Task goal: Extract, in full, the lines below, beginning at the first and ending with the line that contains "const bandLowerBot = [1262.3, 1262.3];". Pictures do not belong in the copy.

*** Given information ***

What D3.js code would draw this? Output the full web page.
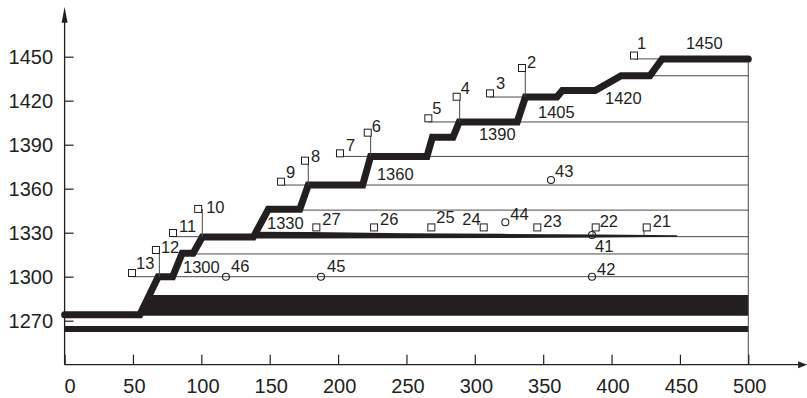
<!DOCTYPE html>
<html><head><meta charset="utf-8">
<script src="https://cdn.jsdelivr.net/npm/d3@7"></script>
<style>body{margin:0;background:#fff}svg{display:block}</style>
</head><body>
<svg id="c" width="807" height="398"></svg>
<script>
// ---------- data ----------
const xTicks = [0, 50, 100, 150, 200, 250, 300, 350, 400, 450, 500];
const yTicks = [1270, 1300, 1330, 1360, 1390, 1420, 1450];

// thick step line
const stepX = [0, 55, 68.5, 79, 86, 94, 100.7, 138, 149, 172, 178.2, 218, 223.8, 265, 269, 284, 288.6, 331, 337, 360, 364, 388, 407, 428, 437, 500];
const stepV = [1274, 1274, 1300, 1300, 1316, 1316, 1327, 1327, 1346, 1346, 1362.5, 1362.5, 1382, 1382, 1395, 1395, 1405.5, 1405.5, 1422.5, 1422.5, 1427, 1427, 1437, 1437, 1448.5, 1448.5];

// thin level lines
const levelV    = [1300, 1315.5, 1327.3, 1345.4, 1362.5, 1382, 1405.5, 1422.5, 1437, 1448.5];
const levelFrom = [49.3, 86, 79.3, 149, 158.3, 201.4, 266, 311.1, 428, 416.4];
const levelTo   = [500, 500, 500, 500, 500, 500, 500, 337, 500, 437];

// tapering line at ~1330
const taperX   = [138, 180, 250, 320, 390, 448];
const taperTop = [1330.6, 1330.5, 1329.6, 1329.2, 1328.8, 1328.2];
const taperBot = [1326.0, 1326.1, 1326.2, 1326.4, 1326.8, 1327.2];

// filled bands
const bandUpperX = [55, 61.75, 500, 500];
const bandUpperV = [1273.4, 1287.5, 1287.5, 1273.4];
const bandLowerX = [0, 500];
const bandLowerTop = [1266.4, 1266.4];
const bandLowerBot = [1262.3, 1262.3];

// square markers
const sqId = [1, 2, 3, 4, 5, 6, 7, 8, 9, 10, 11, 12, 13, 21, 22, 23, 24, 25, 26, 27];
const sqX  = [416.4, 334.5, 311.1, 286.7, 266.0, 221.7, 201.4, 175.8, 158.3, 97.7, 79.3, 66.8, 49.3, 425.7, 388.4, 345.7, 306.5, 268.2, 226.3, 184.1];
const sqV  = [1450.8, 1442.3, 1425.0, 1422.7, 1408.0, 1398.2, 1384.1, 1379.1, 1364.8, 1346.2, 1329.8, 1318.2, 1302.5, 1333.6, 1333.6, 1333.6, 1333.6, 1333.6, 1333.6, 1333.6];

// vertical leaders
const leadX   = [336.9, 288.9, 223.8, 178.2, 100.7, 69.3, 423.7, 386.4];
const leadTop = [1442.3, 1422.7, 1398.2, 1379.1, 1346.2, 1318.2, 1333.6, 1333.6];
const leadBot = [1422.5, 1405.5, 1382, 1362.5, 1327, 1300, 1328, 1328.4];

// circle markers
const cId = [41, 42, 43, 44, 45, 46];
const cX  = [385.7, 385.7, 355.7, 322.3, 187.5, 118.0];
const cV  = [1328.4, 1300, 1365.9, 1337.1, 1300, 1300];

// value labels
const valText = ["1450", "1420", "1405", "1390", "1360", "1330", "1300"];
const valX    = [454.4, 395.2, 346.2, 303.0, 228.4, 148.0, 86.6];
const valV    = [1455.2, 1417.7, 1408.2, 1393.2, 1365.9, 1332.5, 1302.5];

// axis extents
const xAxisMax = 543, yAxisMin = 1240, yAxisMax = 1484;

// ---------- drawing ----------
const ink = "#231f20";
const font = "'Liberation Sans', Arial, sans-serif";
const svg = d3.select("#c");
const x = d3.scaleLinear().domain([0, 500]).range([64.6, 748.3]);
const y = d3.scaleLinear().domain([1300, 1450]).range([276.7, 56.7]);

// bands
svg.append("path")
  .attr("d", d3.line().x((d, i) => x(bandUpperX[i])).y((d, i) => y(bandUpperV[i]))(bandUpperX) + "Z")
  .attr("fill", ink);
svg.append("path")
  .attr("d", d3.area().x((d, i) => x(bandLowerX[i])).y0((d, i) => y(bandLowerBot[i])).y1((d, i) => y(bandLowerTop[i]))(bandLowerX))
  .attr("fill", ink);

// level lines
svg.append("g").selectAll("line").data(levelV).join("line")
  .attr("x1", (d, i) => x(levelFrom[i])).attr("x2", (d, i) => x(levelTo[i]))
  .attr("y1", d => y(d)).attr("y2", d => y(d))
  .attr("stroke", "#4a4a4a").attr("stroke-width", 1);

// right vertical line
svg.append("line")
  .attr("x1", x(500)).attr("x2", x(500))
  .attr("y1", y(1448.5)).attr("y2", y(yAxisMin))
  .attr("stroke", "#4a4a4a").attr("stroke-width", 1);

// tapering line
svg.append("path")
  .attr("d", d3.area().x((d, i) => x(taperX[i])).y0((d, i) => y(taperBot[i])).y1((d, i) => y(taperTop[i]))(taperX))
  .attr("fill", ink);

// thick step line
svg.append("path")
  .attr("d", d3.line().x((d, i) => x(stepX[i])).y((d, i) => y(stepV[i]))(stepX))
  .attr("fill", "none").attr("stroke", ink).attr("stroke-width", 7)
  .attr("stroke-linecap", "round").attr("stroke-linejoin", "miter");

// leaders
svg.append("g").selectAll("line").data(leadX).join("line")
  .attr("x1", d => x(d)).attr("x2", d => x(d))
  .attr("y1", (d, i) => y(leadTop[i])).attr("y2", (d, i) => y(leadBot[i]))
  .attr("stroke", "#4a4a4a").attr("stroke-width", 1);

// squares
svg.append("g").selectAll("rect").data(sqId).join("rect")
  .attr("x", (d, i) => x(sqX[i]) - 3.5).attr("y", (d, i) => y(sqV[i]) - 3.5)
  .attr("width", 7).attr("height", 7)
  .attr("fill", "#fff").attr("stroke", ink).attr("stroke-width", 1);

// circles
svg.append("g").selectAll("circle").data(cId).join("circle")
  .attr("cx", (d, i) => x(cX[i])).attr("cy", (d, i) => y(cV[i])).attr("r", 3.5)
  .attr("fill", "none").attr("stroke", ink).attr("stroke-width", 1.1);

// marker labels (pixel offsets from marker centre)
const sqOff = {1:[3,-6.5],2:[5,0],3:[6,-4],4:[4,-3],5:[4,-4],6:[4,-1],7:[6,-2],8:[6,1],9:[5,-4],10:[8,4],11:[6,-1],12:[5,3],13:[4,-4],
  21:[6,0],22:[4,0],23:[6,0],24:[-3,-2],25:[5,-4],26:[6,-2],27:[6,-2]};
const cOff = {41:[3,17],42:[5,-2],43:[4,-3],44:[5,-2],45:[6,-5],46:[5,-5]};
const lab = svg.append("g").attr("font-family", font).attr("font-size", 16.5).attr("fill", ink);
lab.selectAll("text.sq").data(sqId).join("text").attr("class", "sq")
  .attr("x", (d, i) => x(sqX[i]) + sqOff[d][0]).attr("y", (d, i) => y(sqV[i]) + sqOff[d][1])
  .attr("text-anchor", d => d === 24 ? "end" : "start").text(d => d);
lab.selectAll("text.ci").data(cId).join("text").attr("class", "ci")
  .attr("x", (d, i) => x(cX[i]) + cOff[d][0]).attr("y", (d, i) => y(cV[i]) + cOff[d][1]).text(d => d);
lab.selectAll("text.val").data(valText).join("text").attr("class", "val")
  .attr("x", (d, i) => x(valX[i])).attr("y", (d, i) => y(valV[i])).text(d => d);

// axes
const gx = svg.append("g").attr("transform", `translate(0,${y(yAxisMin)})`)
  .call(d3.axisBottom(x).tickValues(xTicks).tickFormat(d3.format("d")).tickSizeInner(-10).tickSizeOuter(0).tickPadding(14));
gx.select(".domain").remove();
gx.selectAll(".tick line").attr("stroke", ink).attr("stroke-width", 1.2);
gx.selectAll(".tick text").attr("font-family", font).attr("font-size", 20).attr("fill", ink)
  .attr("dx", d => d === 0 ? 5 : 1);

const gy = svg.append("g").attr("transform", `translate(${x(0)},0)`)
  .call(d3.axisLeft(y).tickValues(yTicks).tickFormat(d3.format("d")).tickSizeInner(-9).tickSizeOuter(0).tickPadding(11.5));
gy.select(".domain").remove();
gy.selectAll(".tick line").attr("stroke", ink).attr("stroke-width", 1.2);
gy.selectAll(".tick text").attr("font-family", font).attr("font-size", 20).attr("fill", ink);

// axis lines with arrows
svg.append("line").attr("x1", x(0)).attr("x2", x(xAxisMax) - 6)
  .attr("y1", y(yAxisMin)).attr("y2", y(yAxisMin)).attr("stroke", ink).attr("stroke-width", 1.3);
svg.append("line").attr("x1", x(0)).attr("x2", x(0))
  .attr("y1", y(yAxisMin)).attr("y2", y(yAxisMax) + 10).attr("stroke", ink).attr("stroke-width", 1.3);
const ax = x(xAxisMax), ay = y(yAxisMin);
svg.append("path").attr("d", `M${ax},${ay}L${ax - 9},${ay - 3.5}L${ax - 9},${ay + 3.5}Z`).attr("fill", ink);
const bx = x(0), by = y(yAxisMax);
svg.append("path").attr("d", `M${bx},${by}L${bx - 3},${by + 16}L${bx + 3},${by + 16}Z`).attr("fill", ink);
</script>
</body></html>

***

Task output:
What D3.js code would draw this? Output the full web page.
<!DOCTYPE html>
<html><head><meta charset="utf-8">
<script src="https://cdn.jsdelivr.net/npm/d3@7"></script>
<style>body{margin:0;background:#fff}svg{display:block}</style>
</head><body>
<svg id="c" width="807" height="398"></svg>
<script>
// ---------- data ----------
const xTicks = [0, 50, 100, 150, 200, 250, 300, 350, 400, 450, 500];
const yTicks = [1270, 1300, 1330, 1360, 1390, 1420, 1450];

// thick step line
const stepX = [0, 55, 68.5, 79, 86, 94, 100.7, 138, 149, 172, 178.2, 218, 223.8, 265, 269, 284, 288.6, 331, 337, 360, 364, 388, 407, 428, 437, 500];
const stepV = [1274, 1274, 1300, 1300, 1316, 1316, 1327, 1327, 1346, 1346, 1362.5, 1362.5, 1382, 1382, 1395, 1395, 1405.5, 1405.5, 1422.5, 1422.5, 1427, 1427, 1437, 1437, 1448.5, 1448.5];

// thin level lines
const levelV    = [1300, 1315.5, 1327.3, 1345.4, 1362.5, 1382, 1405.5, 1422.5, 1437, 1448.5];
const levelFrom = [49.3, 86, 79.3, 149, 158.3, 201.4, 266, 311.1, 428, 416.4];
const levelTo   = [500, 500, 500, 500, 500, 500, 500, 337, 500, 437];

// tapering line at ~1330
const taperX   = [138, 180, 250, 320, 390, 448];
const taperTop = [1330.6, 1330.5, 1329.6, 1329.2, 1328.8, 1328.2];
const taperBot = [1326.0, 1326.1, 1326.2, 1326.4, 1326.8, 1327.2];

// filled bands
const bandUpperX = [55, 61.75, 500, 500];
const bandUpperV = [1273.4, 1287.5, 1287.5, 1273.4];
const bandLowerX = [0, 500];
const bandLowerTop = [1266.4, 1266.4];
const bandLowerBot = [1262.3, 1262.3];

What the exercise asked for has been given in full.